Deaton fiel zwar nie als laut und radikal auf. Umso klarer kritisierte er diejenigen, die er für die zunehmenden wirtschaftlichen Ungleichheiten verantwortlich macht - darunter seinen eigenen Berufsstand.
2020 tauschte er sich mit dem Wirtschaftsnobelpreisträger Amartya Sen über den eigentlichen Sinn der Ökonomie aus. Die Fachzeitschrift Annual Review of Economics verschriftlichte das Gespräch unter dem Titel "Economics with a Moral Compass" - Wirtschaft mit moralischem Kompass.
In seinem 2023 erschienenen Buch "Economics in America - Ein eingewanderter Ökonom erforscht das Land der Ungleichheit" ging Deaton mit seiner Zunft noch härter ins Gericht, wenn auch stets mit Charme. Sein Plädoyer: Ökonominnen und Ökonomen sollten sich wieder in den Dienst der Gesellschaft stellen. "Die Disziplin hat sich von ihrer Grundlage, nämlich der Erforschung des menschlichen Wohlergehens, entfernt", beklagt Deaton.
Ein Jahr später zeigte Deaton, dass man seine Meinung tatsächlich ändern kann. So verkündete er, wie er viele Mantras aus der Mainstream-Ökonomie bezweifelte. Der Niedergang der Gewerkschaften sei beispielsweise zu weit gegangen. Er habe "die Kluft zwischen Führungskräften und Arbeitnehmenden vergrössert, Gemeinschaften zerstört und zum Aufstieg des Populismus beigetragen."
Was, wenn sich die Ökonominnen und Ökonomen geirrt haben?
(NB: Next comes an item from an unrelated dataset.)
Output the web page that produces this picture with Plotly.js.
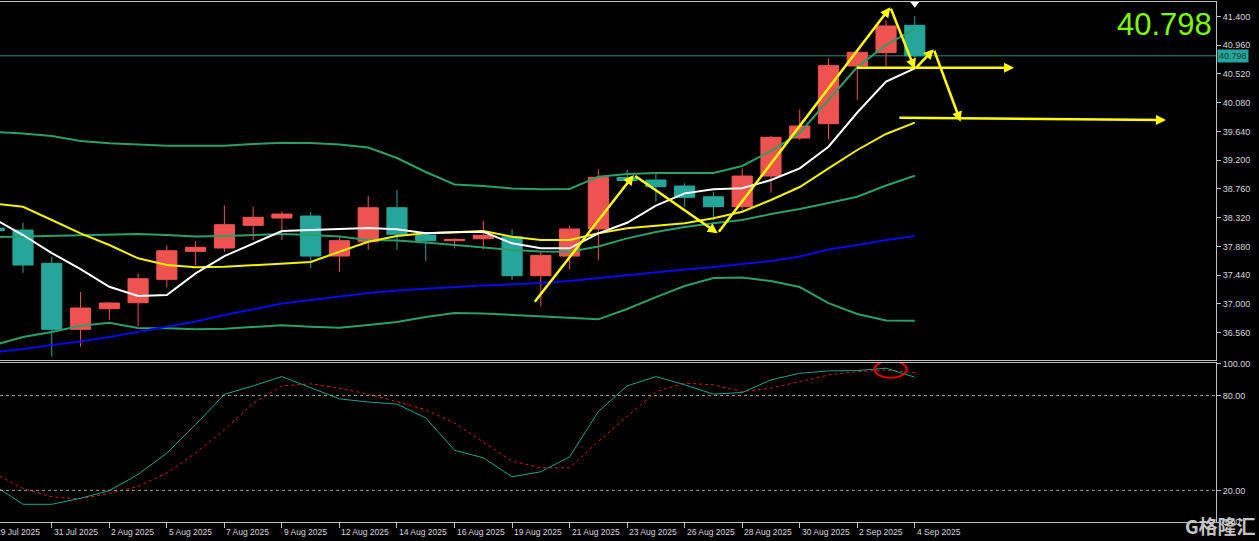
<!DOCTYPE html>
<html><head><meta charset="utf-8">
<script src="https://cdn.plot.ly/plotly-3.0.1.min.js"></script>
<style>html,body{margin:0;padding:0;background:#000;}#chart{width:1259px;height:541px;}</style>
</head><body><div id="chart"></div>
<script>
// ---- data (bar index -1 .. 31) ----
const barIdx = [-1,0,1,2,3,4,5,6,7,8,9,10,11,12,13,14,15,16,17,18,19,20,21,22,23,24,25,26,27,28,29,30,31];
const openP  = [38.16,38.130,37.620,36.610,36.925,37.017,37.375,37.804,37.855,38.202,38.314,38.345,37.732,37.951,38.472,38.054,37.967,37.997,38.028,37.431,37.732,38.146,38.934,38.896,38.804,38.640,38.487,38.957,39.539,39.758,40.642,40.846,41.265];
const highP  = [38.20,38.242,37.717,37.181,37.030,37.467,37.896,37.957,38.509,38.487,38.417,38.406,38.019,38.651,38.743,38.080,38.003,38.273,38.141,37.798,38.192,39.060,39.050,39.008,38.846,38.717,39.075,39.570,39.979,40.760,40.860,41.346,41.408];
const lowP   = [38.00,37.477,36.190,36.343,36.752,36.660,37.253,37.594,37.794,37.977,37.977,37.549,37.492,37.824,37.824,37.660,37.850,37.835,37.365,36.956,37.529,37.671,38.820,38.564,38.487,38.284,38.437,38.702,39.509,39.519,40.121,40.634,40.740];
const closeP = [38.12,37.594,36.610,36.936,37.013,37.385,37.813,37.866,38.212,38.325,38.375,37.732,37.967,38.472,38.065,37.967,37.988,38.049,37.431,37.743,38.146,38.938,38.889,38.794,38.631,38.487,38.957,39.550,39.723,40.647,40.852,41.255,40.798];
const maWhite  = [38.299,38.054,37.778,37.533,37.262,37.120,37.135,37.467,37.732,37.927,38.115,38.130,38.150,38.161,38.141,38.080,38.095,38.104,37.927,37.850,37.850,38.080,38.242,38.503,38.692,38.754,38.769,38.896,39.075,39.406,39.930,40.402,40.607];
const maYellow = [38.536,38.487,38.284,38.080,37.901,37.697,37.594,37.559,37.568,37.594,37.620,37.640,37.798,37.951,38.039,38.080,38.095,38.115,38.028,37.977,37.977,38.080,38.156,38.192,38.233,38.310,38.411,38.590,38.789,39.075,39.356,39.601,39.774];
const maBlue   = [36.262,36.308,36.369,36.423,36.492,36.568,36.645,36.729,36.829,36.921,37.005,37.058,37.112,37.166,37.204,37.235,37.258,37.280,37.296,37.319,37.349,37.395,37.441,37.487,37.526,37.564,37.610,37.656,37.725,37.832,37.901,37.977,38.039];
const bbUpper  = [39.631,39.608,39.570,39.493,39.458,39.440,39.421,39.421,39.421,39.447,39.467,39.463,39.440,39.394,39.233,39.019,38.827,38.804,38.766,38.754,38.758,38.947,38.988,39.003,39.008,39.003,39.111,39.340,39.616,40.121,40.627,40.964,41.209];
const bbMiddle = [38.023,38.031,38.039,38.054,38.062,38.069,38.054,38.031,38.039,38.054,38.069,38.054,38.031,37.977,37.970,37.939,37.901,37.862,37.824,37.801,37.798,37.878,38.003,38.100,38.176,38.233,38.284,38.375,38.452,38.544,38.640,38.812,38.962];
const bbLower  = [36.370,36.492,36.568,36.665,36.711,36.630,36.625,36.610,36.619,36.650,36.671,36.650,36.634,36.676,36.722,36.798,36.859,36.852,36.829,36.813,36.790,36.763,36.921,37.104,37.273,37.395,37.403,37.349,37.258,37.012,36.844,36.744,36.741];
const stochK = [23.1,11.2,11.2,15.0,19.8,30.1,43.6,61.6,80.8,86.1,92.0,84.7,77.9,75.9,74.6,65.8,45.4,40.6,28.6,31.8,41.2,69.9,86.1,92.0,86.8,80.9,81.9,89.9,94.1,95.6,95.8,97.3,91.6];
const stochD = [30.7,21.3,15.9,14.6,18.1,22.5,31.0,43.6,58.4,75.1,86.1,87.4,84.7,80.9,76.2,71.0,62.6,50.5,38.5,34.3,34.3,51.0,66.8,82.5,87.8,86.8,82.5,84.7,88.8,93.0,95.1,96.2,94.5];
const dateTickIdx  = [-1,1,3,5,7,9,11,13,15,17,19,21,23,25,27,29,31];
const dateTickText = ['29 Jul 2025','31 Jul 2025','2 Aug 2025','5 Aug 2025','7 Aug 2025','9 Aug 2025','12 Aug 2025','14 Aug 2025','16 Aug 2025','19 Aug 2025','21 Aug 2025','23 Aug 2025','26 Aug 2025','28 Aug 2025','30 Aug 2025','2 Sep 2025','4 Sep 2025'];
const priceTicks = [41.4,40.96,40.52,40.08,39.64,39.2,38.76,38.32,37.88,37.44,37.0,36.56];
const stochTicks = [100,80,20,0];
const stochLevels = [80,20];
const lastPrice = 40.798;
const topMarker = {bar: 31, price: 41.595};
// hand-drawn analysis arrows (bar index, price)
const zigzag = [[17.75,37.008],[21.23,38.973],[24.15,38.080],[30.15,41.541],[31.0,40.596],[31.66,40.898],[32.59,39.789]];
const hArrows = [[[28.93,40.616],[34.45,40.616]],[[30.41,39.850],[39.73,39.815]]];
const crossCircle = {bar0: 29.6, bar1: 30.72, v0: 91.2, v1: 102.0};

// ---- view ----
const XR = [-0.80, 41.47];
const YR = [36.140, 41.622];
const Y2R = [0, 100.6];
const fam = '"Liberation Sans Narrow","Liberation Sans",Arial,sans-serif';
const tickFont = {family: fam, size: 9, color: '#d8d8d8'};
const dateFont = {family: fam, size: 8.5, color: '#d8d8d8'};
const axCol = '#c0c0c0';

const traces = [
  {type:'scatter', mode:'lines', x:barIdx, y:bbUpper, line:{color:'#2e9e69', width:2}, xaxis:'x', yaxis:'y', hoverinfo:'skip'},
  {type:'scatter', mode:'lines', x:barIdx, y:bbMiddle, line:{color:'#2e9e69', width:2}, xaxis:'x', yaxis:'y', hoverinfo:'skip'},
  {type:'scatter', mode:'lines', x:barIdx, y:bbLower, line:{color:'#2e9e69', width:2}, xaxis:'x', yaxis:'y', hoverinfo:'skip'},
  {type:'scatter', mode:'lines', x:barIdx, y:maBlue, line:{color:'#0a0ae6', width:2}, xaxis:'x', yaxis:'y', hoverinfo:'skip'},
  {type:'scatter', mode:'lines', x:barIdx, y:maYellow, line:{color:'#f2f200', width:2}, xaxis:'x', yaxis:'y', hoverinfo:'skip'},
  {type:'scatter', mode:'lines', x:barIdx, y:maWhite, line:{color:'#ffffff', width:2}, xaxis:'x', yaxis:'y', hoverinfo:'skip'},
  {type:'candlestick', x:barIdx, open:openP, high:highP, low:lowP, close:closeP, xaxis:'x', yaxis:'y',
   increasing:{line:{color:'#ef5350', width:1}, fillcolor:'#ef5350'},
   decreasing:{line:{color:'#26a69a', width:1}, fillcolor:'#26a69a'},
   whiskerwidth:0, hoverinfo:'skip'},
  {type:'scatter', mode:'markers', x:[topMarker.bar], y:[topMarker.price], marker:{symbol:'triangle-down', size:8, color:'#ffffff'}, xaxis:'x', yaxis:'y', hoverinfo:'skip'},
  {type:'scatter', mode:'lines', x:barIdx, y:stochD, line:{color:'#c8201e', width:1, dash:'3px,3px'}, xaxis:'x2', yaxis:'y2', hoverinfo:'skip'},
  {type:'scatter', mode:'lines', x:barIdx, y:stochK, line:{color:'#1fa08f', width:1}, xaxis:'x2', yaxis:'y2', hoverinfo:'skip'}
];

const annotations = [];
for (let i = 1; i < zigzag.length; i++) {
  annotations.push({x:zigzag[i][0], y:zigzag[i][1], ax:zigzag[i-1][0], ay:zigzag[i-1][1],
    xref:'x', yref:'y', axref:'x', ayref:'y', text:'', showarrow:true,
    arrowhead:2, arrowsize:0.8, arrowwidth:2.5, arrowcolor:'#ffff00', standoff:0});
}
hArrows.forEach(a => annotations.push({x:a[1][0], y:a[1][1], ax:a[0][0], ay:a[0][1],
  xref:'x', yref:'y', axref:'x', ayref:'y', text:'', showarrow:true,
  arrowhead:2, arrowsize:0.8, arrowwidth:2.5, arrowcolor:'#ffff00', standoff:0}));
dateTickIdx.forEach((k, i) => annotations.push({
  x:(k - XR[0]) / (XR[1] - XR[0]), xref:'paper', xanchor:'left', xshift:0,
  y:0, yref:'paper', yanchor:'middle', yshift:-10,
  text:dateTickText[i], showarrow:false, font:dateFont}));
annotations.push({x:1, xref:'paper', xanchor:'right', xshift:-2, y:1, yref:'paper', yanchor:'middle', yshift:-22,
  text:lastPrice.toFixed(3), showarrow:false,
  font:{family:'"Liberation Sans",Arial,sans-serif', size:31, color:'#7cfc00'}});
annotations.push({x:1, xref:'paper', xanchor:'left', xshift:1, y:lastPrice, yref:'y', yanchor:'middle',
  text:lastPrice.toFixed(3), showarrow:false, bgcolor:'#26a69a', borderpad:1,
  font:{family:fam, size:9, color:'#123f3b'}});
annotations.push({x:1, xref:'paper', xanchor:'left', xshift:-33, y:0, yref:'paper', yanchor:'middle', yshift:-3,
  text:'G格隆汇', showarrow:false,
  font:{family:'"Noto Sans CJK SC",sans-serif', size:19, color:'#c4c4c4', weight:'bold'}});

const shapes = [
  {type:'line', xref:'paper', x0:0, x1:1, yref:'y', y0:lastPrice, y1:lastPrice, line:{color:'#2c8a7e', width:1}, layer:'below'}
];
stochLevels.forEach(v => shapes.push({type:'line', xref:'paper', x0:0, x1:1, yref:'y2', y0:v, y1:v,
  line:{color:'#a0a0a0', width:1, dash:'dot'}}));
shapes.push({type:'circle', xref:'x2', yref:'y2', x0:crossCircle.bar0, x1:crossCircle.bar1,
  y0:crossCircle.v0, y1:crossCircle.v1, line:{color:'#e00000', width:2}});

const layout = {
  width:1259, height:541,
  margin:{l:0, r:43, t:2, b:19, pad:0},
  paper_bgcolor:'#000', plot_bgcolor:'#000',
  showlegend:false, hovermode:false,
  boxgap:0.3, boxgroupgap:0,
  xaxis:{domain:[0,1], range:XR, anchor:'y', showgrid:false, zeroline:false, showticklabels:false,
    ticks:'', showline:true, mirror:true, linecolor:axCol, linewidth:1, rangeslider:{visible:false}},
  yaxis:{domain:[0.3115,1], range:YR, side:'right', anchor:'x', showgrid:false, zeroline:false,
    tickmode:'array', tickvals:priceTicks, ticktext:priceTicks.map(v => v.toFixed(3)),
    ticks:'outside', ticklen:4, tickcolor:axCol, showline:true, linecolor:axCol, tickfont:tickFont},
  xaxis2:{domain:[0,1], range:XR, anchor:'y2', showgrid:false, zeroline:false, showticklabels:false,
    tickmode:'array', tickvals:dateTickIdx, ticks:'outside', ticklen:5, tickcolor:axCol,
    showline:true, mirror:true, linecolor:axCol, linewidth:1},
  yaxis2:{domain:[0,0.3058], range:Y2R, side:'right', anchor:'x2', showgrid:false, zeroline:false,
    tickmode:'array', tickvals:stochTicks, ticktext:stochTicks.map(v => v.toFixed(2)),
    ticks:'outside', ticklen:4, tickcolor:axCol, showline:true, linecolor:axCol, tickfont:tickFont},
  annotations:annotations,
  shapes:shapes
};

Plotly.newPlot('chart', traces, layout, {staticPlot:true, displayModeBar:false});
</script>
</body></html>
Stärker provozierte er, als er seine Auffassung über die Vorteile des Freihandels revidierte. Heute steht er ihm skeptisch gegenüber. So setzt er ein grosses Fragezeichen hinter die Behauptung, "wonach wir den enormen Rückgang der weltweiten Armut in den letzten 30 Jahren der Globalisierung verdanken."
Insgesamt sollte die Wirtschaftswissenschaft sich auf ihre Ursprünge zurückbesinnen. "Ökonomen könnten von einer stärkeren Auseinandersetzung mit Philosophen, Historikern und Soziologen profitieren - so wie es einst der grosse schottische Ökonom und Moralphilosoph Adam Smith im 18. Jahrhundert getan hat."
Zwar ist Deaton seit 2012 US-Staatsbürger, hat aber seine britische Bürgerschaft behalten. Er bleibt sichtlich stolz auf seine schottischen Wurzeln. Erst recht, seit ihm Queen Elizabeth 2016 den Titel "Sir" verliehen hat.
Als Professor für Wirtschaft und öffentliche Angelegenheiten an der Princeton University, wo er 1983 zu lehren begann, ist er nun im Ruhestand. Seine Forschung über Wohlstand und Wohlfahrt ist aber aktueller denn je.
Auch wenn Deaton das Rätsel "Macht Geld glücklich?" nicht vollständig gelöst hat: Er hat unser Verständnis der komplexen Beziehung zwischen Wirtschaft und Wohlbefinden gleichzeitig vertieft wie erweitert.